New York City is my home, but for sanity’s sake I must retreat to quieter places. Destinations in the Southwest, my antidote to New York’s density, have offered me food for mind and spirit since 1986. For two weeks of the year, usually on a spring break from teaching, my husband and I go to New Mexico or Arizona where we can see the horizon in every direction and drink in the endless space. Enriched by the Navajo of Arizona and the Pueblo cultures of the Rio Grande valley, I can imagine what it might feel like to truly belong to this Earth.

Traditionally, Navajos have their hogans facing east and rise before dawn to greet the sun. The four directions also figure importantly in their cosmology. Four sacred mountains lie to the east, south, west, and north as boundaries to their homeland.

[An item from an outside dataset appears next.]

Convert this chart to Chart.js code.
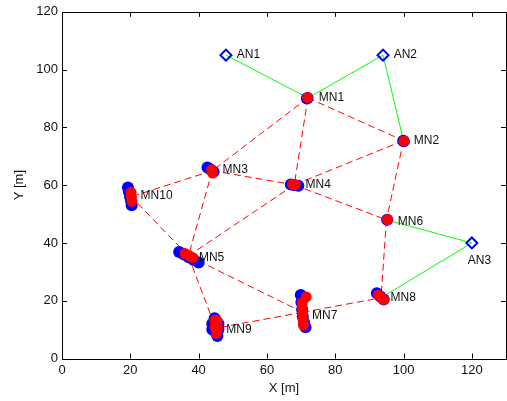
<!DOCTYPE html>
<html>
<head>
<meta charset="utf-8">
<script src="https://cdn.jsdelivr.net/npm/chart.js@4.4.1/dist/chart.umd.min.js"></script>
<style>
  html, body { margin: 0; padding: 0; background: #fff; }
  #wrap { width: 507px; height: 401px; }
</style>
</head>
<body>
<div id="wrap"><canvas id="chart"></canvas></div>
<script>
const xTicks = [0, 20, 40, 60, 80, 100, 120];
const yTicks = [0, 20, 40, 60, 80, 100, 120];

// anchor nodes
const anchorNames = ['AN1', 'AN2', 'AN3'];
const anchorX = [48, 94, 120];
const anchorY = [105, 105, 40];

// mobile nodes (cluster centres)
const nodeNames = ['MN1', 'MN2', 'MN3', 'MN4', 'MN5', 'MN6', 'MN7', 'MN8', 'MN9', 'MN10'];
const nodeX = [72, 100, 44, 68, 37, 95, 70.5, 93.4, 45, 20.3];
const nodeY = [90.2, 75.4, 65, 60.1, 35.5, 48, 16, 21, 10.5, 56];

const meshLinks = [
    ['MN1', 'MN2'], ['MN1', 'MN3'], ['MN1', 'MN4'], ['MN2', 'MN4'],
    ['MN2', 'MN6'], ['MN3', 'MN4'], ['MN3', 'MN10'], ['MN3', 'MN5'],
    ['MN4', 'MN5'], ['MN4', 'MN6'], ['MN5', 'MN10'], ['MN5', 'MN9'],
    ['MN5', 'MN7'], ['MN6', 'MN8'], ['MN7', 'MN9'], ['MN7', 'MN8']
];
const anchorLinks = [
    ['AN1', 'MN1'], ['AN2', 'MN1'], ['AN2', 'MN2'], ['AN3', 'MN6'], ['AN3', 'MN8']
];

// position estimates: blue and red clouds, one row per node
const blueCloud = [
    [71.9, 90.2], [71.7, 90],
    [99.9, 75.4], [100.1, 75.2],
    [42.6, 66.1], [43.5, 65.4], [44.4, 64.6],
    [67, 60.2], [68.1, 60], [69.2, 59.8],
    [34.3, 36.9], [35.7, 36], [37.1, 35], [38.6, 34.1], [40, 33.2],
    [95.2, 48],
    [69.9, 22], [70.1, 19.5], [70.3, 17], [70.5, 14.5], [70.9, 12.5], [71.3, 10.8],
    [92.2, 22.6], [93.2, 21.5], [94.2, 20.4],
    [44.7, 13.9], [44, 12], [45.8, 12], [44, 10], [45.8, 10], [45.5, 7.8], [45, 9],
    [19.3, 59.2], [19.6, 57.6], [19.9, 56.1], [20.2, 54.5], [20.4, 53]
];
const redCloud = [
    [71.9, 90.3],
    [100.1, 75.3],
    [43.8, 65.3], [44.1, 64.2],
    [67.5, 60.3], [68.3, 60.1],
    [36, 36.3], [37.2, 35.6], [38.3, 34.9],
    [95.3, 48.1],
    [70.3, 19.3], [70.4, 17.3], [70.5, 15.3], [70.6, 13.4], [70.7, 11.5], [71.5, 21.3],
    [92.6, 22], [93.5, 21.1], [94.2, 20.4],
    [44.8, 13.3], [45.4, 13], [44.8, 11], [45.5, 10.5], [45.2, 8.7],
    [20.2, 57.5], [20.3, 56], [20.5, 54.4]
];

// text labels
const labelNames = ['AN1', 'AN2', 'AN3', 'MN1', 'MN2', 'MN3', 'MN4', 'MN5', 'MN6', 'MN7', 'MN8', 'MN9', 'MN10'];
const labelX = [51.2, 97.1, 118.8, 75.2, 103, 47, 71.3, 40.1, 98.3, 73.2, 96.2, 48.1, 23];
const labelY = [105.3, 105.3, 34, 90.2, 75.4, 65.4, 60, 35, 47.3, 14.9, 20.9, 10, 56.2];

const FONT = '"Liberation Sans", Arial, sans-serif';

const pos = name => {
    let i = nodeNames.indexOf(name);
    if (i >= 0) return { x: nodeX[i], y: nodeY[i] };
    i = anchorNames.indexOf(name);
    return { x: anchorX[i], y: anchorY[i] };
};

const datasets = [];

datasets.push({
    data: redCloud.map(p => ({ x: p[0], y: p[1] })),
    pointRadius: 5.5, pointBorderWidth: 0,
    pointBackgroundColor: '#ff0000', order: 0
});
datasets.push({
    data: blueCloud.map(p => ({ x: p[0], y: p[1] })),
    pointRadius: 6, pointBorderWidth: 0,
    pointBackgroundColor: '#0000ff', order: 1
});
datasets.push({
    data: anchorX.map((x, i) => ({ x, y: anchorY[i] })),
    pointStyle: 'rectRot', pointRadius: 5.5, pointBorderWidth: 2,
    pointBorderColor: '#0000ff', pointBackgroundColor: 'rgba(0,0,0,0)', order: 0
});

meshLinks.forEach(l => {
    datasets.push({
        data: [pos(l[0]), pos(l[1])],
        showLine: true, pointRadius: 0,
        borderColor: '#ff0000', borderWidth: 1, borderDash: [7, 4], order: 3
    });
});
anchorLinks.forEach(l => {
    datasets.push({
        data: [pos(l[0]), pos(l[1])],
        showLine: true, pointRadius: 0,
        borderColor: '#00ff00', borderWidth: 1, order: 2
    });
});

const frame = {
    id: 'frame',
    afterDatasetsDraw(chart) {
        const { ctx, chartArea: a, scales: { x, y } } = chart;
        ctx.save();
        ctx.strokeStyle = '#000';
        ctx.lineWidth = 1;
        ctx.beginPath();
        xTicks.forEach(v => {
            const px = Math.round(x.getPixelForValue(v)) + 0.5;
            ctx.moveTo(px, a.bottom); ctx.lineTo(px, a.bottom - 5);
            ctx.moveTo(px, a.top); ctx.lineTo(px, a.top + 5);
        });
        yTicks.forEach(v => {
            const py = Math.round(y.getPixelForValue(v)) + 0.5;
            ctx.moveTo(a.left, py); ctx.lineTo(a.left + 5, py);
            ctx.moveTo(a.right, py); ctx.lineTo(a.right - 5, py);
        });
        ctx.stroke();
        ctx.strokeRect(Math.round(a.left) + 0.5, Math.round(a.top) + 0.5,
            Math.round(a.right - a.left), Math.round(a.bottom - a.top));

        ctx.font = '12px ' + FONT;
        ctx.fillStyle = '#111';
        ctx.textBaseline = 'middle';
        labelNames.forEach((t, i) => {
            ctx.fillText(t, x.getPixelForValue(labelX[i]), y.getPixelForValue(labelY[i]));
        });
        ctx.restore();
    }
};

new Chart(document.getElementById('chart'), {
    type: 'scatter',
    data: { datasets },
    options: {
        animation: false,
        responsive: true,
        maintainAspectRatio: false,
        layout: { autoPadding: false, padding: { left: 0, top: 9, right: 1, bottom: 0 } },
        plugins: {
            legend: { display: false },
            tooltip: { enabled: false }
        },
        scales: {
            x: {
                type: 'linear', min: 0, max: 130,
                afterBuildTicks: s => { s.ticks = xTicks.map(v => ({ value: v })); },
                afterFit: s => { s.height = 42.5; },
                grid: { display: false, drawTicks: false },
                border: { display: false },
                ticks: { padding: 4, color: '#111', font: { size: 13, family: FONT } },
                title: { display: true, text: 'X [m]', color: '#111',
                    font: { size: 13, family: FONT }, padding: { top: 0, bottom: 5 } }
            },
            y: {
                type: 'linear', min: 0, max: 120,
                afterBuildTicks: s => { s.ticks = yTicks.map(v => ({ value: v })); },
                afterFit: s => { s.width = 62; },
                grid: { display: false, drawTicks: false },
                border: { display: false },
                ticks: { padding: 4, color: '#111', font: { size: 13, family: FONT } },
                title: { display: true, text: 'Y [m]', color: '#111',
                    font: { size: 13, family: FONT }, padding: { top: 12, bottom: 0 } }
            }
        }
    },
    plugins: [frame]
});
</script>
</body>
</html>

Father Sun inhabits the sky and Mother Earth is below. The medicine wheel, the primary symbol of many tribes, features four quadrants, four winds, four directions, four dimensions of human nature, four races, and four elements. In many cultures of the world, the number four is a principle for ordering space and a symbol of the Earth and wholeness.

With my own "four directions" daily ritual, I’ve been making New York City’s geography real to me, and strengthening my connection to the city I call home.

I am reminded each day that Manhattan is an island, as I seek its shores in every direction. I truly feel that I inhabit the lower part of the Hudson River Valley bioregion.

Not only do I know the city’s museums, theaters, and stores, but I’ve penetrated its natural character. Spending time in the parks, getting to know the trees, walking the shores, pulling weeds in gardens, I have been refreshed by nature here. Now as I stand at 23rd and Broadway, I am grounded in a way I had not thought possible in this city of millions. A connection to this piece of the Earth and its preservation has become an essential part of my life.

Janet Soderberg

A photographer of "urban nature", Janet Soderberg is a member of 15th Street Meeting in New York.